In Exodus 17 there is an insurrection. The formal complaint against Moses becomes alarming. Not only does Moses fear for his life (they’re about to stone me), he also warns them that they are being irreverent in their behavior, they are complaining against the Lord.
It is interesting that they complain to Moses: they do it because they can see him. The passage is about walking by faith and not by sight, and the problem they have is they go by sight and not by faith. Moses is visible to them. God’s presence with them cannot be at this point doubted, but they are obviously not operating on trust. They walk by sight and not by faith, and that is at the heart of this event.
In his response, Moses has to walk by faith and not by sight. Whose idea of a shortage of water is to walk up to a rock and whack it with a stick? The Lord would be there, of course, but does anybody think that when God said he would stand by the rock, that he would be visible there? No, Moses had to walk through the angry crowd, he had to walk before them, go to the front of the encampment, be toward where they were being led by God, gather witnesses for the solemn occasion, and trust that then he hit a rock with his stick, God, who was there, would do something so water would be supplied. He had to walk by faith and not by sight.
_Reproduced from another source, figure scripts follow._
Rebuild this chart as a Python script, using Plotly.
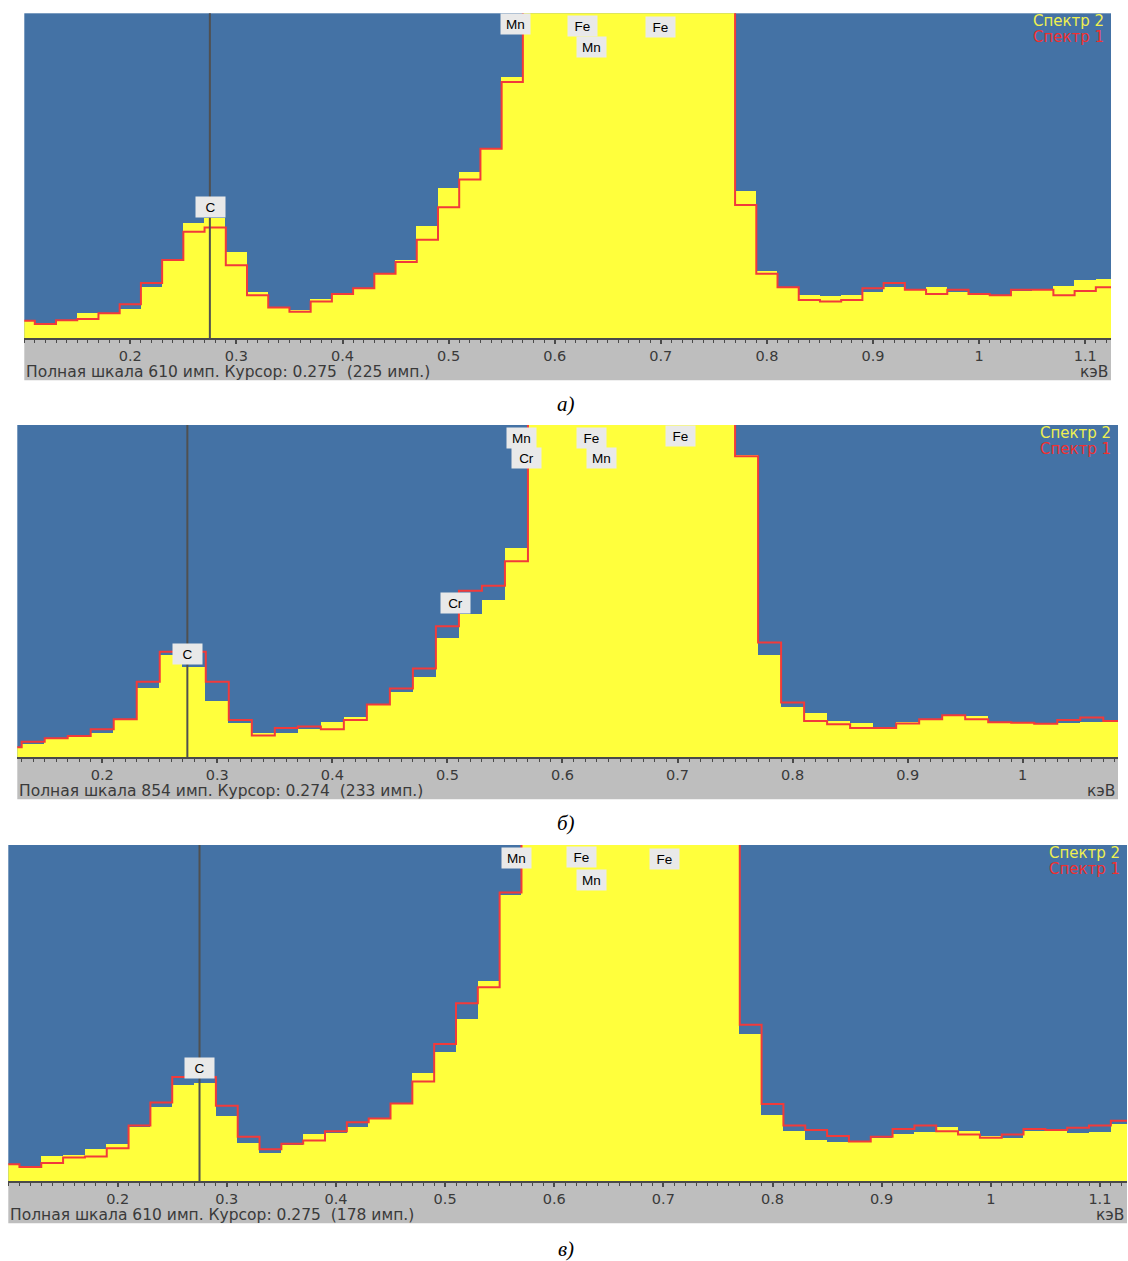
import plotly.graph_objects as go

W, H = 1128, 1261
BIN = 0.02

# ---------------- data (counts per 0.02 keV bin) ----------------
# panel a
E_A = [round(0.10 + BIN * i, 2) for i in range(52)]
S2_A = [33, 24, 34, 46, 47, 55, 95, 147, 216, 225, 162, 86, 58, 53, 74, 80, 93, 121, 147, 211, 282, 312, 356, 489,
        760, 1150, 1480, 1620, 1700, 1900, 2100, 1950, 1500, 900,
        276, 125, 94, 81, 79, 81, 87, 95, 91, 95, 86, 84, 81, 88, 91, 97, 109, 111]
S1_A = [33, 27, 34, 36, 47, 64, 104, 147, 200, 208, 137, 81, 58, 50, 69, 83, 94, 121, 143, 185, 246, 298, 356, 481,
        740, 1120, 1450, 1600, 1680, 1870, 2050, 1900, 1450, 870,
        250, 121, 96, 72, 69, 72, 94, 104, 91, 83, 91, 83, 81, 91, 91, 81, 89, 96]

# panel b
E_B = [round(0.12 + BIN * i, 2) for i in range(49)]
S2_B = [26, 34, 47, 53, 63, 98, 179, 263, 233, 145, 87, 62, 62, 73, 91, 104, 136, 169, 206, 307, 369, 404, 539,
        1100, 1500, 1800, 1900, 2100, 2300, 2200, 1800, 1200,
        777, 263, 129, 113, 93, 87, 77, 90, 96, 106, 106, 91, 90, 87, 89, 91, 91]
S1_B = [26, 40, 49, 55, 72, 98, 194, 271, 271, 194, 96, 56, 75, 79, 72, 96, 136, 177, 228, 337, 428, 441, 504,
        1080, 1480, 1760, 1880, 2060, 2250, 2150, 1760, 1180,
        774, 295, 141, 93, 85, 75, 75, 87, 98, 108, 98, 90, 89, 86, 96, 102, 93]

# panel c
E_C = [round(0.10 + BIN * i, 2) for i in range(52)]
S2_C = [31, 28, 46, 48, 59, 67, 98, 135, 175, 178, 118, 70, 52, 65, 86, 87, 98, 114, 141, 197, 235, 294, 363, 519,
        750, 1130, 1460, 1600, 1690, 1880, 2080, 1930, 1480, 880,
        268, 120, 92, 75, 72, 72, 79, 86, 89, 98, 91, 83, 79, 92, 93, 88, 90, 104]
S1_C = [31, 26, 33, 43, 45, 60, 101, 143, 189, 189, 137, 81, 58, 68, 74, 91, 107, 114, 141, 181, 249, 323, 352, 524,
        760, 1150, 1470, 1610, 1700, 1890, 2090, 1940, 1490, 890,
        284, 140, 101, 93, 82, 72, 81, 95, 101, 91, 85, 79, 85, 95, 93, 97, 101, 110]

TICK_VALS = [0.2, 0.3, 0.4, 0.5, 0.6, 0.7, 0.8, 0.9, 1.0, 1.1]
TICK_TEXT = ["0.2", "0.3", "0.4", "0.5", "0.6", "0.7", "0.8", "0.9", "1", "1.1"]

FULL_SCALE = [610, 854, 610]
CURSOR_KEV = [0.275, 0.274, 0.275]
CURSOR_COUNTS = [225, 233, 178]
CAPTIONS = ["а)", "б)", "в)"]

# element labels: (name, energy keV, vertical position as fraction of plot height)
LABELS_A = [("C", 0.276, 0.405), ("Mn", 0.563, 0.968), ("Fe", 0.626, 0.962),
            ("Mn", 0.635, 0.895), ("Fe", 0.6995, 0.958)]
LABELS_B = [("C", 0.2743, 0.312), ("Cr", 0.5074, 0.465), ("Mn", 0.564, 0.961),
            ("Cr", 0.569, 0.900), ("Fe", 0.6256, 0.961), ("Mn", 0.6335, 0.900),
            ("Fe", 0.703, 0.966)]
LABELS_C = [("C", 0.2748, 0.337), ("Mn", 0.5651, 0.960), ("Fe", 0.6254, 0.963),
            ("Mn", 0.6338, 0.895), ("Fe", 0.7008, 0.959)]

# ---------------- styling / layout ----------------
BLUE = "#4472a5"
YELLOW = "#ffff3c"
RED = "#f23a3a"
GRAY = "#bebebe"
AXIS = "#4a4a4a"
TXT = "#3a3a3a"
SANS = "DejaVu Sans, Liberation Sans, Arial, sans-serif"
ARIAL = "Liberation Sans, Arial, sans-serif"

# pixel geometry: left, right, top, bottom of plot area, x range
GEOM = [
    dict(l=24.3, r=1111.0, t=13.3, b=338.3, xr=[0.1001, 1.1243], cap_y=404),
    dict(l=17.3, r=1118.0, t=425.0, b=757.3, xr=[0.1262, 1.0828], cap_y=823),
    dict(l=8.3, r=1127.0, t=845.0, b=1181.3, xr=[0.0998, 1.1248], cap_y=1249),
]

DATA = [(E_A, S2_A, S1_A, LABELS_A), (E_B, S2_B, S1_B, LABELS_B), (E_C, S2_C, S1_C, LABELS_C)]

fig = go.Figure()
layout = dict(
    width=W, height=H, margin=dict(l=0, r=0, t=0, b=0),
    paper_bgcolor="white", plot_bgcolor=BLUE,
    bargap=0, showlegend=False,
)
shapes = []
annotations = []


def px(x):
    return x / W


def py(y):
    return 1 - y / H


for i, (g, (E, s2, s1, labels)) in enumerate(zip(GEOM, DATA)):
    s = "" if i == 0 else str(i + 1)
    xa, ya = "x" + s, "y" + s
    fig.add_trace(go.Bar(x=E, y=s2, width=BIN, marker=dict(color=YELLOW, line=dict(width=0)),
                         xaxis=xa, yaxis=ya, hoverinfo="skip"))
    xs = [e - BIN / 2 for e in E] + [E[-1] + BIN / 2]
    ys = list(s1) + [s1[-1]]
    fig.add_trace(go.Scatter(x=xs, y=ys, mode="lines", line=dict(color=RED, width=2, shape="hv"),
                             xaxis=xa, yaxis=ya, hoverinfo="skip"))

    layout["xaxis" + s] = dict(
        domain=[px(g["l"]), px(g["r"])], anchor=ya, range=g["xr"],
        tickmode="array", tickvals=TICK_VALS, ticktext=TICK_TEXT,
        ticks="outside", ticklen=4, tickwidth=1.5, tickcolor=AXIS,
        showline=True, linecolor=AXIS, linewidth=1.5, mirror=False,
        showgrid=False, zeroline=False,
        tickfont=dict(family=SANS, size=14.5, color=TXT),
        minor=dict(dtick=0.01, tick0=0, ticks="outside", ticklen=3, tickwidth=1, tickcolor=AXIS, showgrid=False),
        fixedrange=True,
    )
    layout["yaxis" + s] = dict(
        domain=[py(g["b"]), py(g["t"])], anchor=xa, range=[0, FULL_SCALE[i]],
        visible=False, showgrid=False, zeroline=False, fixedrange=True,
    )

    # gray strip beneath the spectrum
    shapes.append(dict(type="rect", xref="paper", yref="paper", layer="below",
                       x0=px(g["l"]), x1=px(g["r"]), y0=py(g["b"] + 42), y1=py(g["b"]),
                       fillcolor=GRAY, line=dict(width=0)))
    # cursor line
    shapes.append(dict(type="line", xref=xa, yref=ya + " domain", x0=CURSOR_KEV[i], x1=CURSOR_KEV[i],
                       y0=0, y1=1, line=dict(color="#505050", width=2)))

    # element labels
    for name, e, yf in labels:
        annotations.append(dict(x=e, y=yf, xref=xa, yref=ya + " domain", text=name, showarrow=False,
                                font=dict(family=ARIAL, size=13.5, color="black"),
                                bgcolor="#e9e9e9", width=29, height=20, borderpad=0,
                                xanchor="center", yanchor="middle"))

    # legend texts
    annotations.append(dict(x=px(g["r"] - 5), y=py(g["t"] + 8), xref="paper", yref="paper",
                            text="Спектр 2", showarrow=False, xanchor="right", yanchor="middle",
                            font=dict(family=SANS, size=15, color="#f0f050")))
    annotations.append(dict(x=px(g["r"] - 5), y=py(g["t"] + 23.5), xref="paper", yref="paper",
                            text="Спектр 1", showarrow=False, xanchor="right", yanchor="middle",
                            font=dict(family=SANS, size=15, color="#f03030")))

    # status line
    annotations.append(dict(x=px(g["l"]), y=py(g["b"] + 33.5), xref="paper", yref="paper",
                            text=f"Полная шкала {FULL_SCALE[i]} имп. Курсор: {CURSOR_KEV[i]:.3f} \u00a0({CURSOR_COUNTS[i]} имп.)",
                            showarrow=False, xanchor="left", yanchor="middle",
                            font=dict(family=SANS, size=15.5, color=TXT)))
    annotations.append(dict(x=px(g["r"]), y=py(g["b"] + 33.5), xref="paper", yref="paper",
                            text="кэВ", showarrow=False, xanchor="right", yanchor="middle",
                            font=dict(family=SANS, size=15.5, color=TXT)))

    # caption
    annotations.append(dict(x=px(566), y=py(g["cap_y"]), xref="paper", yref="paper",
                            text=f"<i>{CAPTIONS[i]}</i>", showarrow=False, xanchor="center", yanchor="middle",
                            font=dict(family="Liberation Serif, Times New Roman, serif", size=21, color="black")))

layout["shapes"] = shapes
layout["annotations"] = annotations
fig.update_layout(**layout)
fig.write_html("out.html", config={"displayModeBar": False},
               post_script="document.body.style.margin='0px';document.body.style.overflow='hidden';")
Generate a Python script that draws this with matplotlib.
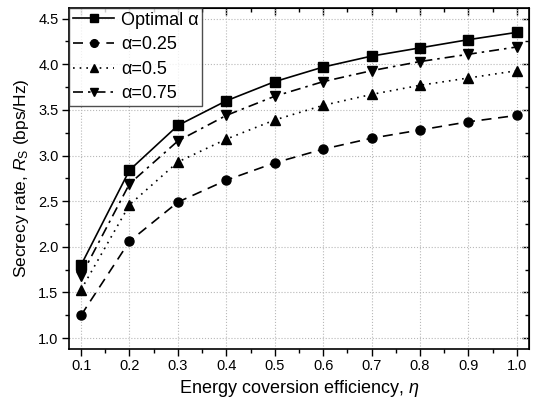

That Moses used the rod first found in his hand back when he encountered the burning bush is significant. Take the rod which you used to strike the Nile, God says. It is the rod that took away the Egyptian’s source of water. It is the rod that brought the first plague, and it is the rod used to strike Egypt with all the plagues of God’s judgment. In the last incident with water, at Marah, the Lord also mentioned how he healed his people from their plagues. He supplied water to the underserving, instead of taking it from those who deserve to die. God did not rescue Israel because it was a better nation. That was a lesson about unconditional election; this, at Massah and Meribah, is a lesson about substitutionary atonement.
This is why Paul says that the rock was Christ. Who is struck with the rod bringing all the plagues that God’s people deserve and as a result pours out streams of living water? If you are reading by faith and not by sight, you will understand that the rock was Christ. Someone has to be stricken once for all for the transgressions of his people.